• What is asked:
Transcribe the listing that follows in full, omitting pictures.
** begin Material provided **
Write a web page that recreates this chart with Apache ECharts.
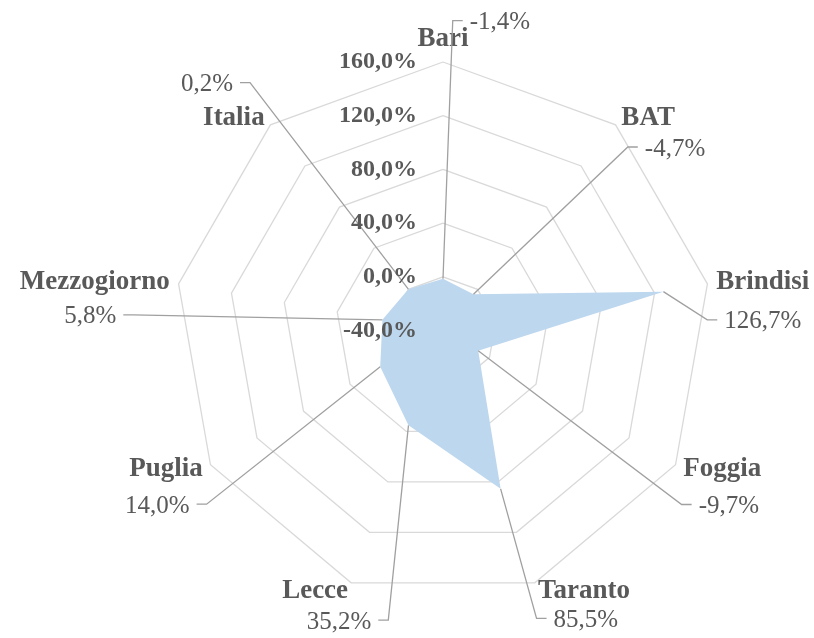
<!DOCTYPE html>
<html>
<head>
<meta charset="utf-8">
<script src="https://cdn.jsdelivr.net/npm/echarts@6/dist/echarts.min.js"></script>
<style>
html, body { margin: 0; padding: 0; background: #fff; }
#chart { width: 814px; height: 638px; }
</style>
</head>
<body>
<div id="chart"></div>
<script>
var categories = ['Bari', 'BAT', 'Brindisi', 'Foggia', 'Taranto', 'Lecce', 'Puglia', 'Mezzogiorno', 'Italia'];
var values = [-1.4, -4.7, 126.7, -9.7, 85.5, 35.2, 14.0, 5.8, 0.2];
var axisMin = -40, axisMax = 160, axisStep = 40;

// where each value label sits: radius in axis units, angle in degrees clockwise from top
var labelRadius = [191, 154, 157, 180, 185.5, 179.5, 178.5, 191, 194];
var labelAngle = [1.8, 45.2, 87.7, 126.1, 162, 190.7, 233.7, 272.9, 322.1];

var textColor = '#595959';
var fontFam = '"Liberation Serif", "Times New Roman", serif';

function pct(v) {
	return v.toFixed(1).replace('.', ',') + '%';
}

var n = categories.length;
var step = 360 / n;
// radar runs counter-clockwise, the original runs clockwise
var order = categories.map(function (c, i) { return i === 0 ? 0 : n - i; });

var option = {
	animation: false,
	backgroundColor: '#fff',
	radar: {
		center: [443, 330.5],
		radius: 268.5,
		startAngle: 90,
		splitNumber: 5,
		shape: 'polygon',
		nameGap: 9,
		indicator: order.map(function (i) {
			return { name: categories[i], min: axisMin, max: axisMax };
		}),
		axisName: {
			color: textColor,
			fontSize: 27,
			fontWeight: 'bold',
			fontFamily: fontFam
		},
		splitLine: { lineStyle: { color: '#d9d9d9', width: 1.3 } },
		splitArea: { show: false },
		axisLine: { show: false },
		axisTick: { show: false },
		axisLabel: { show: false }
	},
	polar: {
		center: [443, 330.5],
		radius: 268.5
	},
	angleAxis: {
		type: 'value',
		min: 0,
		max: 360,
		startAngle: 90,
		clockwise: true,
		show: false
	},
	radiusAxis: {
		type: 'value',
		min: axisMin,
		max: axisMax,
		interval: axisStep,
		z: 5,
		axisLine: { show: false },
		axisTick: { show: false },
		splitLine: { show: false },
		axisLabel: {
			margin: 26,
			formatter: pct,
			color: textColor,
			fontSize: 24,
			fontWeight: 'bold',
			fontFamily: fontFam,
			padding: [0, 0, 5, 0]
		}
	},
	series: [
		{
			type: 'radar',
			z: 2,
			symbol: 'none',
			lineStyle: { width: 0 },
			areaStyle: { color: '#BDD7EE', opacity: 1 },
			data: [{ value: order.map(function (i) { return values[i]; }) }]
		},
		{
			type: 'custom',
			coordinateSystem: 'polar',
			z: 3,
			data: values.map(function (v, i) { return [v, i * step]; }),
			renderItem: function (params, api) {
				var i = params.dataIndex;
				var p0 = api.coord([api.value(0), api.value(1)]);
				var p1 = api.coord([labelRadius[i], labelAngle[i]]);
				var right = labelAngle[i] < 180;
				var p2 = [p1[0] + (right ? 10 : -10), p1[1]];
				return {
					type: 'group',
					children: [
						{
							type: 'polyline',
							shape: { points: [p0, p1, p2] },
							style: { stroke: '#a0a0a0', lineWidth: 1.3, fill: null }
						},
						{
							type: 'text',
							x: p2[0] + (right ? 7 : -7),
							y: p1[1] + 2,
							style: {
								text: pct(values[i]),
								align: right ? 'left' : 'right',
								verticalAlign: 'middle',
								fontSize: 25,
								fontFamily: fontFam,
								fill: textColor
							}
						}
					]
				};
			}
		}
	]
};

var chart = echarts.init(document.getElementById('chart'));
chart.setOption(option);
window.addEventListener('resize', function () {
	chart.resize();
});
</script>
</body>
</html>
** end Material provided **
• Answer to the exercise:
Write a web page that recreates this chart with Apache ECharts.
<!DOCTYPE html>
<html>
<head>
<meta charset="utf-8">
<script src="https://cdn.jsdelivr.net/npm/echarts@6/dist/echarts.min.js"></script>
<style>
html, body { margin: 0; padding: 0; background: #fff; }
#chart { width: 814px; height: 638px; }
</style>
</head>
<body>
<div id="chart"></div>
<script>
var categories = ['Bari', 'BAT', 'Brindisi', 'Foggia', 'Taranto', 'Lecce', 'Puglia', 'Mezzogiorno', 'Italia'];
var values = [-1.4, -4.7, 126.7, -9.7, 85.5, 35.2, 14.0, 5.8, 0.2];
var axisMin = -40, axisMax = 160, axisStep = 40;

// where each value label sits: radius in axis units, angle in degrees clockwise from top
var labelRadius = [191, 154, 157, 180, 185.5, 179.5, 178.5, 191, 194];
var labelAngle = [1.8, 45.2, 87.7, 126.1, 162, 190.7, 233.7, 272.9, 322.1];

var textColor = '#595959';
var fontFam = '"Liberation Serif", "Times New Roman", serif';

function pct(v) {
	return v.toFixed(1).replace('.', ',') + '%';
}

var n = categories.length;
var step = 360 / n;
// radar runs counter-clockwise, the original runs clockwise
var order = categories.map(function (c, i) { return i === 0 ? 0 : n - i; });

var option = {
	animation: false,
	backgroundColor: '#fff',
	radar: {
		center: [443, 330.5],
		radius: 268.5,
		startAngle: 90,
		splitNumber: 5,
		shape: 'polygon',
		nameGap: 9,
		indicator: order.map(function (i) {
			return { name: categories[i], min: axisMin, max: axisMax };
		}),
		axisName: {
			color: textColor,
			fontSize: 27,
			fontWeight: 'bold',
			fontFamily: fontFam
		},
		splitLine: { lineStyle: { color: '#d9d9d9', width: 1.3 } },
		splitArea: { show: false },
		axisLine: { show: false },
		axisTick: { show: false },
		axisLabel: { show: false }
	},
	polar: {
		center: [443, 330.5],
		radius: 268.5
	},
	angleAxis: {
		type: 'value',
		min: 0,
		max: 360,
		startAngle: 90,
		clockwise: true,
		show: false
	},
	radiusAxis: {
		type: 'value',
		min: axisMin,
		max: axisMax,
		interval: axisStep,
		z: 5,
		axisLine: { show: false },
		axisTick: { show: false },
		splitLine: { show: false },
		axisLabel: {
			margin: 26,
			formatter: pct,
			color: textColor,
			fontSize: 24,
			fontWeight: 'bold',
			fontFamily: fontFam,
			padding: [0, 0, 5, 0]
		}
	},
	series: [
		{
			type: 'radar',
			z: 2,
			symbol: 'none',
			lineStyle: { width: 0 },
			areaStyle: { color: '#BDD7EE', opacity: 1 },
			data: [{ value: order.map(function (i) { return values[i]; }) }]
		},
		{
			type: 'custom',
			coordinateSystem: 'polar',
			z: 3,
			data: values.map(function (v, i) { return [v, i * step]; }),
			renderItem: function (params, api) {
				var i = params.dataIndex;
				var p0 = api.coord([api.value(0), api.value(1)]);
				var p1 = api.coord([labelRadius[i], labelAngle[i]]);
				var right = labelAngle[i] < 180;
				var p2 = [p1[0] + (right ? 10 : -10), p1[1]];
				return {
					type: 'group',
					children: [
						{
							type: 'polyline',
							shape: { points: [p0, p1, p2] },
							style: { stroke: '#a0a0a0', lineWidth: 1.3, fill: null }
						},
						{
							type: 'text',
							x: p2[0] + (right ? 7 : -7),
							y: p1[1] + 2,
							style: {
								text: pct(values[i]),
								align: right ? 'left' : 'right',
								verticalAlign: 'middle',
								fontSize: 25,
								fontFamily: fontFam,
								fill: textColor
							}
						}
					]
				};
			}
		}
	]
};

var chart = echarts.init(document.getElementById('chart'));
chart.setOption(option);
window.addEventListener('resize', function () {
	chart.resize();
});
</script>
</body>
</html>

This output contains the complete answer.